Cette sociabilité semble être une contrepartie essentielle à l’intrusion dans l’intimité. Héléna, 65 ans, devenue tétraplégique à la veille de la retraite après une chute dans les escaliers, s’insurge d’en être parfois privée. « Je hais cela, je ne peux pas supporter quand quelqu’un arrive chez moi, me regarde, fait son travail et s’en va », confie-t-elle au chercheur(2). « Finalement, ça devient comme un travail à la chaîne, mais je suis un être humain et l’être humain a besoin de communiquer ! » Sans s’expliquer les raisons de ce type d’attitude – usure des aides à domicile due aux contraintes organisationnelles ? à l’importante demande de proximité des usagers ? –, David Grand insiste sur le fait que, dans ce cas, une inversion des règles régissant les relations interpersonnelles à domicile se produit : alors que, théoriquement, le maître de maison est l’usager, ce dernier est ici présent, tout en n’étant pas considéré comme vraiment là. « Faut-il être bien portant pour être respecté ? », interroge-t-il.

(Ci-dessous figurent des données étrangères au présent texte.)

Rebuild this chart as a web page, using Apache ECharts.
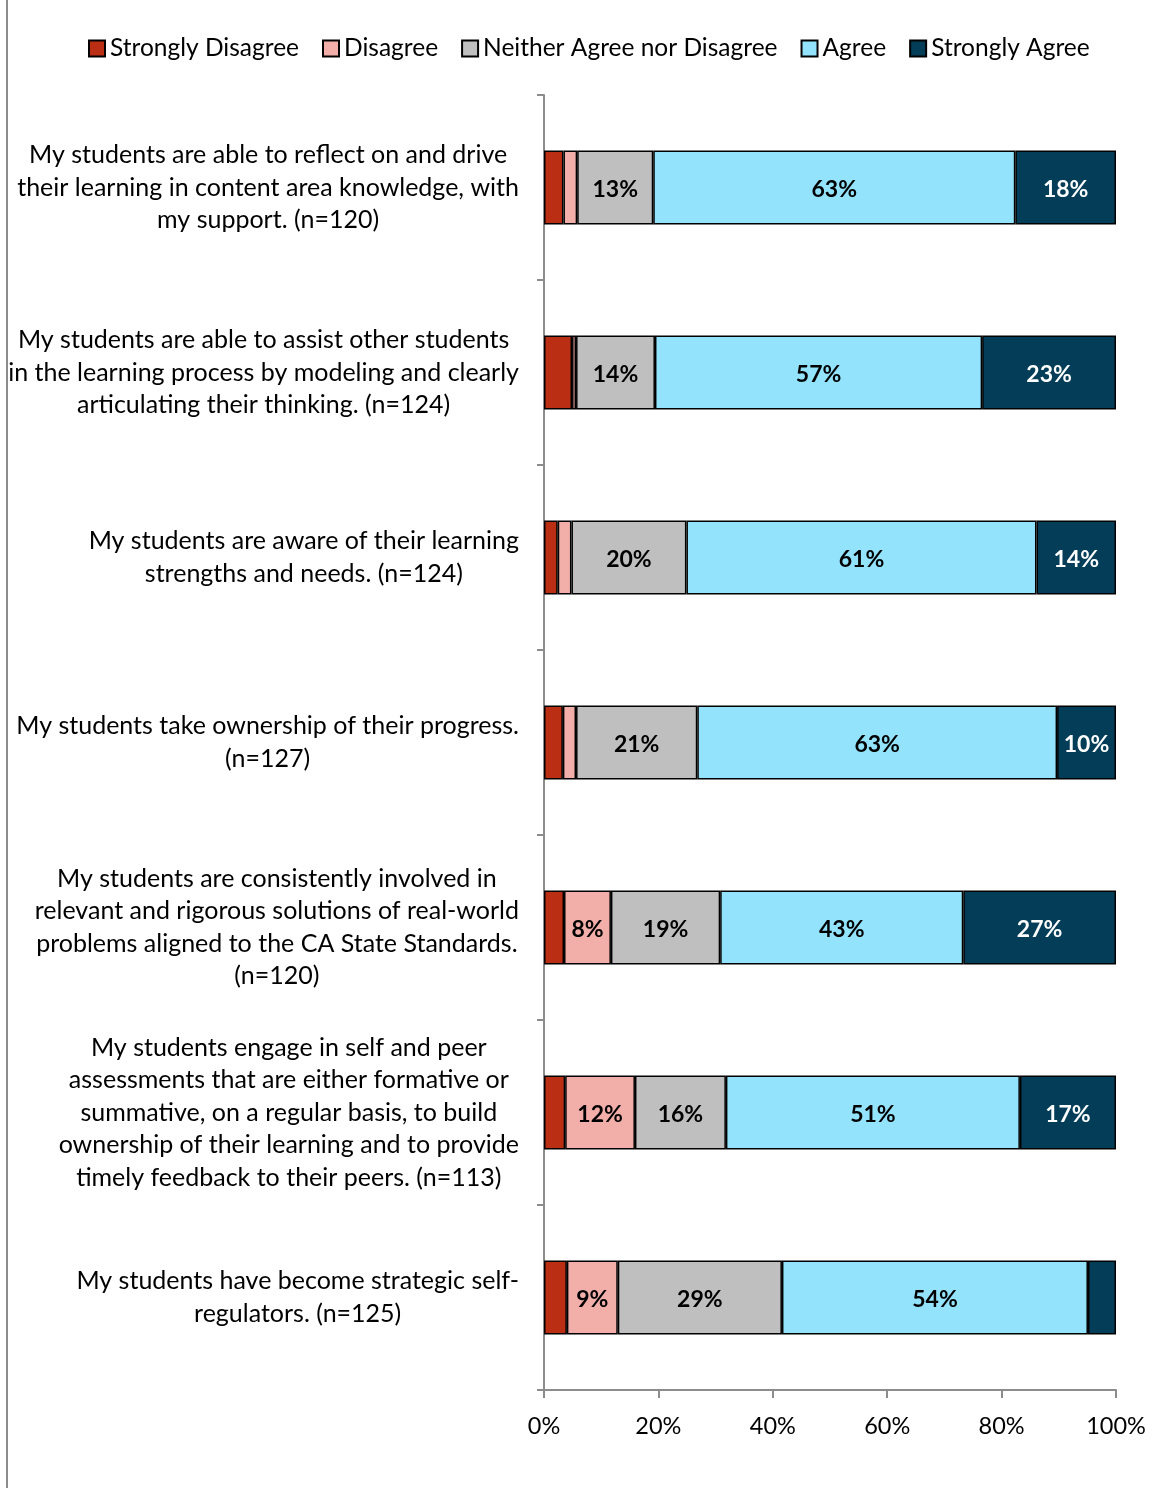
<!DOCTYPE html>
<html>
<head>
<meta charset="utf-8">
<script src="https://cdn.jsdelivr.net/npm/echarts@6/dist/echarts.min.js"></script>
<style>html,body{margin:0;padding:0;background:#fff}#c{width:1154px;height:1488px}</style>
</head>
<body>
<div id="c"></div>
<script>
const categories = [
  "My students are able to reflect on and drive\ntheir learning in content area knowledge, with\nmy support. (n=120)",
  "My students are able to assist other students\nin the learning process by modeling and clearly\narticulating their thinking. (n=124)",
  "My students are aware of their learning\nstrengths and needs. (n=124)",
  "My students take ownership of their progress.\n(n=127)",
  "My students are consistently involved in\nrelevant and rigorous solutions of real-world\nproblems aligned to the CA State Standards.\n(n=120)",
  "My students engage in self and peer\nassessments that are either formative or\nsummative, on a regular basis, to build\nownership of their learning and to provide\ntimely feedback to their peers. (n=113)",
  "My students have become strategic self-\nregulators. (n=125)"
];
const seriesNames = ["Strongly Disagree", "Disagree", "Neither Agree nor Disagree", "Agree", "Strongly Agree"];
const stronglyDisagree = [3.4, 4.9, 2.4, 3.3, 3.5, 3.7, 4.0];
const disagree = [2.4, 0.7, 2.4, 2.3, 8.2, 12.2, 8.9];
const neither = [13.3, 13.8, 20.1, 21.2, 19.1, 15.9, 28.7];
const agree = [63.3, 57.2, 61.2, 62.9, 42.5, 51.4, 53.5];
const stronglyAgree = [17.6, 23.4, 13.9, 10.3, 26.7, 16.8, 4.9];
const xTicks = [0, 20, 40, 60, 80, 100];

const colors = ["#BA2E14", "#F2AFAA", "#BFBFBF", "#93E3FD", "#033D57"];
const labelColors = ["#000", "#000", "#000", "#000", "#fff"];
const allData = [stronglyDisagree, disagree, neither, agree, stronglyAgree];
const FONT = "Lato, 'Open Sans', sans-serif";

const chart = echarts.init(document.getElementById('c'), null, {renderer: 'canvas'});
const option = {
  animation: false,
  backgroundColor: '#fff',
  textStyle: {fontFamily: FONT},
  legend: {
    left: 88, top: 36,
    itemWidth: 16, itemHeight: 16, itemGap: 23, padding: [0, 0, 0, 0],
    icon: 'rect',
    textStyle: {fontSize: 24.5, color: '#000', fontFamily: FONT, padding: [0, 0, 0, 0]},
    data: seriesNames
  },
  grid: {left: 544, right: 38, top: 95, bottom: 98, containLabel: false},
  xAxis: {
    type: 'value', min: xTicks[0], max: xTicks[xTicks.length - 1], interval: 20,
    axisLine: {show: true, lineStyle: {color: '#8c8c8c', width: 2}},
    axisTick: {show: true, length: 8, lineStyle: {color: '#8c8c8c', width: 2}},
    splitLine: {show: false},
    axisLabel: {formatter: '{value}%', fontSize: 23.5, color: '#000', margin: 24, fontFamily: FONT}
  },
  yAxis: {
    type: 'category', inverse: true, data: categories,
    axisLine: {show: true, lineStyle: {color: '#8c8c8c', width: 2}},
    axisTick: {show: true, length: 7, lineStyle: {color: '#8c8c8c', width: 2}},
    axisLabel: {
      margin: 25, color: '#000', fontSize: 25, fontFamily: FONT, align: 'right',
      formatter: function (v) { return v.split('\n').map(l => '{c|' + l + '}').join('\n'); },
      rich: {c: {align: 'center', fontSize: 25, lineHeight: 32.5, color: '#000', fontFamily: FONT}}
    }
  },
  series: seriesNames.map((name, i) => ({
    name: name, type: 'bar', stack: 'total', barWidth: 74,
    data: allData[i],
    itemStyle: {color: colors[i], borderColor: '#000', borderWidth: 1.5},
    label: {
      show: true, position: 'inside', color: labelColors[i], fontSize: 23, fontWeight: 'bold', fontFamily: FONT,
      offset: [0, 2],
      formatter: p => p.value >= 6 ? Math.round(p.value) + '%' : ''
    }
  })),
  graphic: [{type: 'line', shape: {x1: 7, y1: 0, x2: 7, y2: 1488}, style: {stroke: '#8c8c8c', lineWidth: 2}}]
};
chart.setOption(option);
</script>
</body>
</html>
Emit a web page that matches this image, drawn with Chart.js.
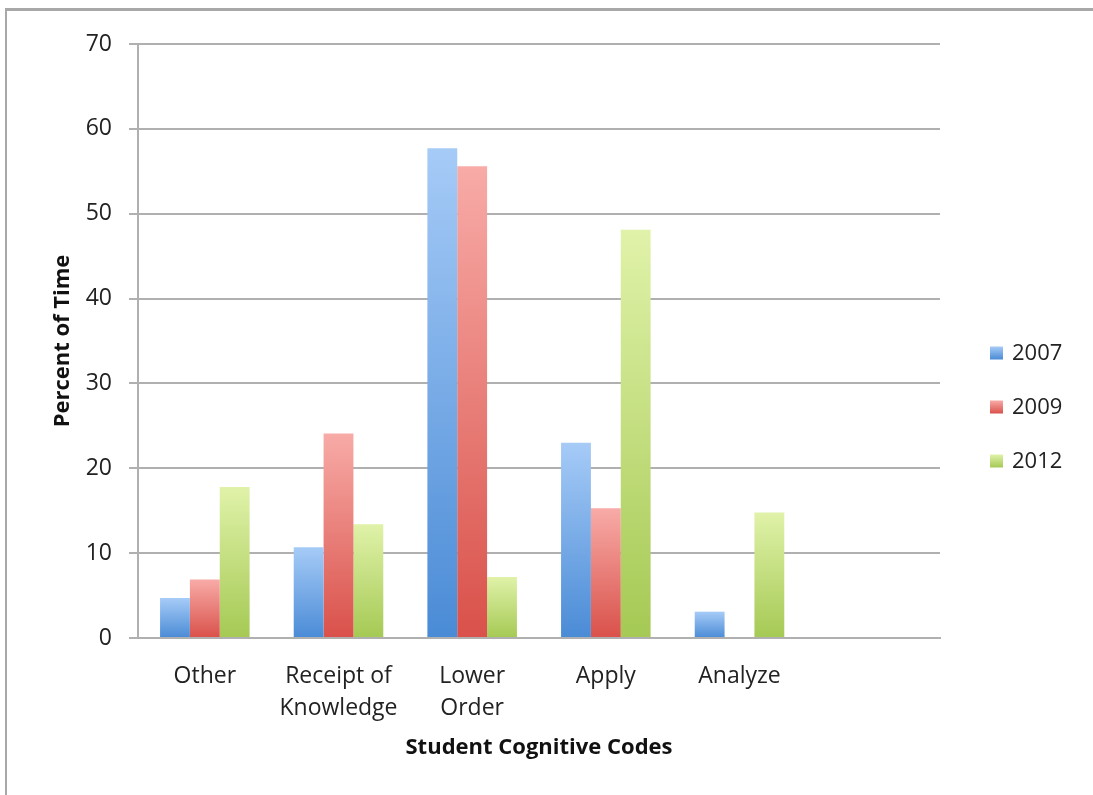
<!DOCTYPE html>
<html>
<head>
<meta charset="utf-8">
<script src="https://cdn.jsdelivr.net/npm/chart.js@4/dist/chart.umd.min.js"></script>
<style>
  html, body { margin: 0; padding: 0; background: #fff; overflow: hidden; }
  #wrap { position: relative; width: 1093px; height: 795px; overflow: hidden; }
  #frame { position: absolute; left: 5px; top: 8px; width: 1300px; height: 1000px;
           border-left: 2px solid #a8a8a8; border-top: 3px solid #a8a8a8; }
  #chart { position: absolute; left: 0; top: 0; }
</style>
</head>
<body>
<div id="wrap">
  <div id="frame"></div>
  <canvas id="chart" width="1093" height="795"></canvas>
</div>
<script>
const ctx = document.getElementById("chart");

// categories (last slot is empty in the original)
const categories = ["Other", ["Receipt of", "Knowledge"], ["Lower", "Order"], "Apply", "Analyze", ""];
const years = ["2007", "2009", "2012"];

const values2007 = [4.7, 10.7, 57.7, 23.0, 3.1, null];
const values2009 = [6.9, 24.1, 55.6, 15.3, 0, null];
const values2012 = [17.8, 13.4, 7.2, 48.1, 14.8, null];

const yTicks = [0, 10, 20, 30, 40, 50, 60, 70];

// light (top) and dark (bottom) colour for each year
const lightColors = ["#a6cbf7", "#f8aba7", "#e0f2a9"];
const darkColors = ["#4a8bd6", "#d9514a", "#a5c954"];
const midColors = ["#79abe8", "#ea7c76", "#c2de7e"];

const font = "'Open Sans', 'DejaVu Sans', sans-serif";

function barFill(i) {
  return function (c) {
    const chart = c.chart;
    if (c.dataIndex === undefined || !chart.chartArea || c.raw == null) return midColors[i];
    const y = chart.scales.y;
    const top = y.getPixelForValue(c.raw);
    const base = y.getPixelForValue(0);
    if (base - top < 1) return darkColors[i];
    const g = chart.ctx.createLinearGradient(0, top, 0, base);
    g.addColorStop(0, lightColors[i]);
    g.addColorStop(1, darkColors[i]);
    return g;
  };
}

// legend drawn on the right, to the side of the plot
const sideLegend = {
  id: "sideLegend",
  afterDraw(chart) {
    const c = chart.ctx;
    const x = 990, box = 13;
    c.save();
    c.font = "22px " + font;
    c.textBaseline = "middle";
    c.textAlign = "left";
    chart.data.datasets.forEach((ds, i) => {
      const cy = 353 + i * 54;
      const g = c.createLinearGradient(0, cy - box / 2, 0, cy + box / 2);
      g.addColorStop(0, lightColors[i]);
      g.addColorStop(1, darkColors[i]);
      c.fillStyle = g;
      c.fillRect(x, cy - box / 2, box, box);
      c.fillStyle = "#222";
      c.fillText(ds.label, x + 22, cy + 1);
    });
    c.restore();
  }
};

new Chart(ctx, {
  type: "bar",
  data: {
    labels: categories,
    datasets: [
      { label: years[0], data: values2007, backgroundColor: barFill(0) },
      { label: years[1], data: values2009, backgroundColor: barFill(1) },
      { label: years[2], data: values2012, backgroundColor: barFill(2) },
    ],
  },
  options: {
    responsive: false,
    animation: false,
    layout: { padding: { left: 0, top: 44, right: 153, bottom: 0 } },
    datasets: { bar: { barPercentage: 1, categoryPercentage: 0.67, borderWidth: 0 } },
    plugins: {
      legend: { display: false },
      tooltip: { enabled: false },
    },
    scales: {
      x: {
        grid: { display: false },
        border: { display: true, color: "#b0b0b0", width: 2 },
        ticks: {
          color: "#222",
          font: { family: font, size: 23, lineHeight: 1.4 },
          padding: 14,
          maxRotation: 0,
          autoSkip: false,
        },
        title: {
          display: true,
          text: "Student Cognitive Codes",
          color: "#111",
          font: { family: font, size: 22, weight: "bold" },
          padding: { top: 0, bottom: 34 },
        },
        afterFit(scale) { scale.height = 795 - 638; },
      },
      y: {
        min: 0,
        max: 70,
        afterBuildTicks(scale) { scale.ticks = yTicks.map(v => ({ value: v })); },
        grid: { color: "#b0b0b0", lineWidth: 2, tickLength: 9 },
        border: { display: true, color: "#b0b0b0", width: 2 },
        ticks: {
          color: "#222",
          font: { family: font, size: 23 },
          padding: 17,
        },
        title: {
          display: true,
          text: "Percent of Time",
          color: "#111",
          font: { family: font, size: 22, weight: "bold" },
          padding: { top: 50, bottom: 0 },
        },
        afterFit(scale) { scale.width = 138; },
      },
    },
  },
  plugins: [sideLegend],
});
</script>
</body>
</html>
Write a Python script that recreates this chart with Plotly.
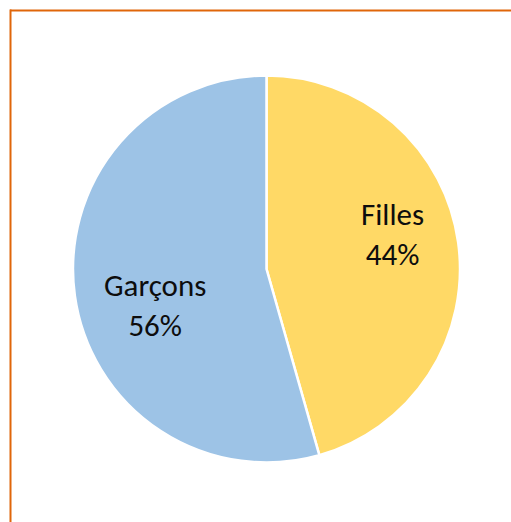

D’autres professionnels trouvent le moyen de concilier les dimensions technique et relationnelle de leur intervention. « Bien que pressée, une intervenante explique prendre le temps de la pause-café avec l’usager, rituel destiné à […] parler de tout et de rien, comme pour confirmer le lien. » La même aide à domicile préférera passer le balai plutôt que l’aspirateur pour pouvoir poursuivre la conversation engagée. « Le tact et la ruse sont aussi mobilisés pour activer les ressources des usagers, aussi infimes soient-elles », développe le chercheur. Ainsi, l’intervenante qui pourrait effectuer seule les tâches ménagères accepte que l’usager volontaire lui prête main forte pour faire la poussière. Ce n’est « pas pour se délester d’une part de son travail, mais pour permettre à l’usager de se maintenir en forme, de sortir de ce rôle permanent de spectateur et de se sentir utile », analyse David Grand.
(1) Lors de la journée de restitution de la recherche sur l’intervention sociale hors les murs, organisée à Lyon le 21 octobre.
(2) Tous les témoignages de professionnels sont extraits de la recherche.